Yahoo sells advertising, Tumblr has users. But a $1Bn valuation is over-inflated in today's market -- Tumblr barely broke even when they started introducing ads last year.


Compared, to say, $1b for instagram? (i still dont get that)


Instagram was starting to cannibalize the facebook youth userbase. Instagram worked its way into people's minds, vocabulary, and daily habits. The acquisition was a defensive maneuver by the paranoid Kid in Chief.


> Instagram was starting to cannibalize the facebook youth userbase

Tumblr, too, is doing exactly that, if you believe this January survey:

http://articles.latimes.com/2013/jan/11/business/la-fi-tn-tu...
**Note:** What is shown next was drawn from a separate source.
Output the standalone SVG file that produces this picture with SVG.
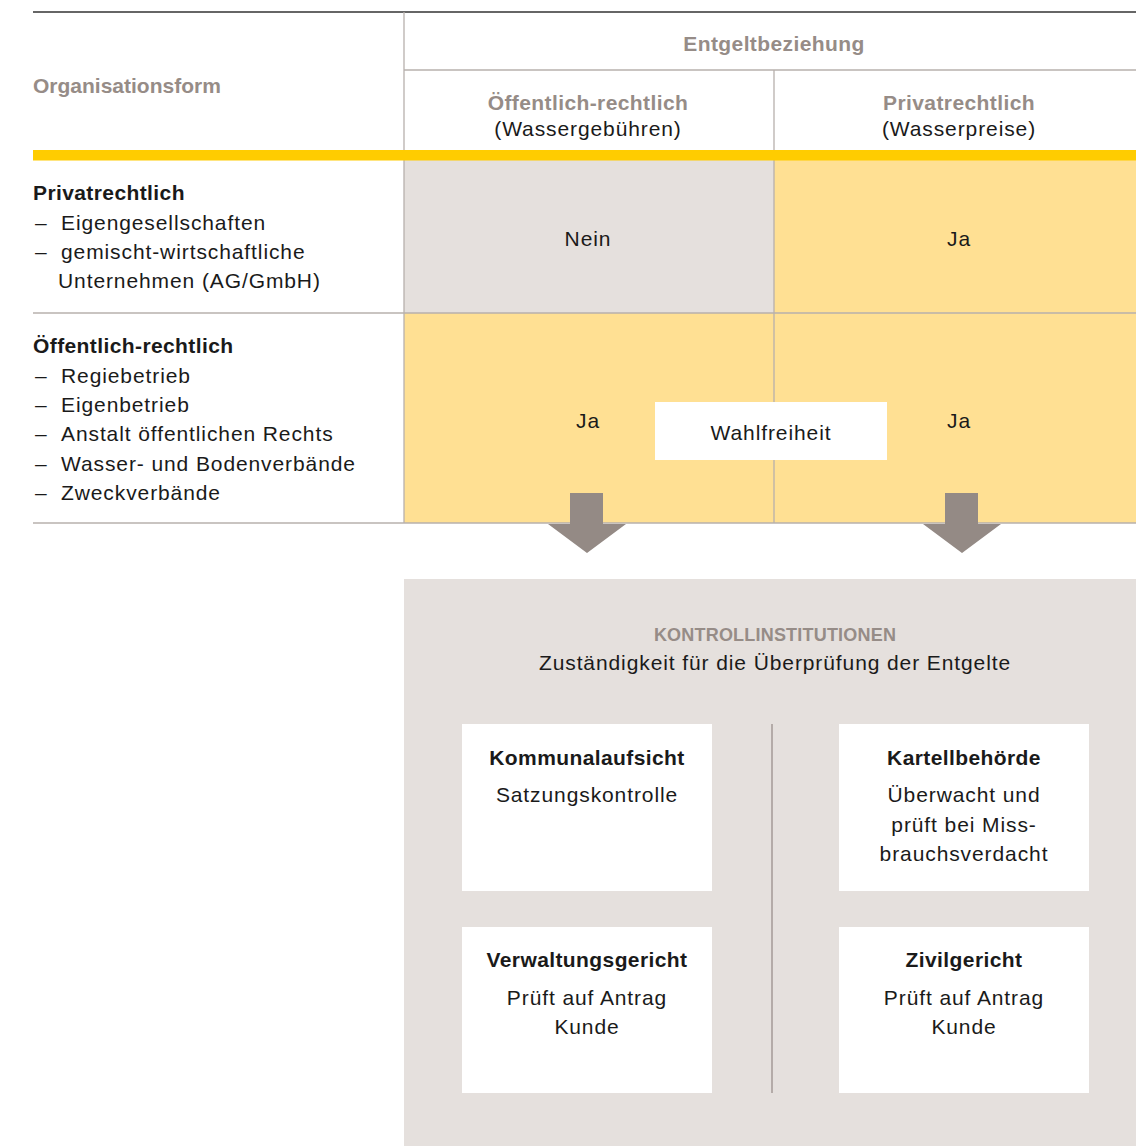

Another survey, this one from December and including all Americans (not just teens), showed people spend more time on Tumblr than Twitter, Pinterest and LinkedIn combined:

http://www.marketingcharts.com/wp/interactive/in-december-am...

That seems to suggest Tumblr's worth more than Instagram.


Wouldn't tumblr be the logical next acquisition for Zuck then since it is doing exactly the same.


Well, nobody knew (or knows) how big instagram will get. Tumblr has already peaked. Also, tumblr is too anonymous to be of any value to facebook. Not much to exploit there. I don't think forcing Real Name™ upon every tumblr would make for a happy Internet.


Photo sharing is said to be core to what Facebook users value.

I see Instagram as a defensive acquisition -- they don't want to lose market share to a competitor. It took Instagram only two years to reach 100 million users.


Where does Yahoo keep getting it's money from? I don't now anyone who uses their platform. I'm assuming it must still be fairly popular in the US.


Yahoo.com is the 4th most visited web page in the world just behind Google, Facebook and YouTube.


“History doesn't repeat itself, but it does rhyme.”

― Mark Twain


This would be great for Tumblr. What other choice do they have?


Medium seems like a much nicer acquisition target.


Medium is good, but unfortunately it would not solve Yahoo's "aging demographic" problem.

Everything seems to indicate that young people prefer images and other media content to words, which is the opposite of what Medium helps and incites writers to publish.


In what terms?


Nooooooooooooo! Let Tumblr be left alone.


NO PLEASE! I LOVE TUMBLR!


No. Just please NO!


Way off topic, but not too far off from HN's usual commentary: I really wish there was a way to report back to sites what I'm blocking with AdBlock. I mean, very specific items that I'm blocking. Because with CNet, it's always that stupid object hovering on the bottom of the page that draws my eyes away from what I'm reading and actively reduces the visible space for the article. And that 'x' button sitting on there? It's never worked for me, in Chrome, Firefox, or IE on every system I'm worked on. I can never close it.

AdBlock needs to have a "Tell [site name] what you don't like!" button.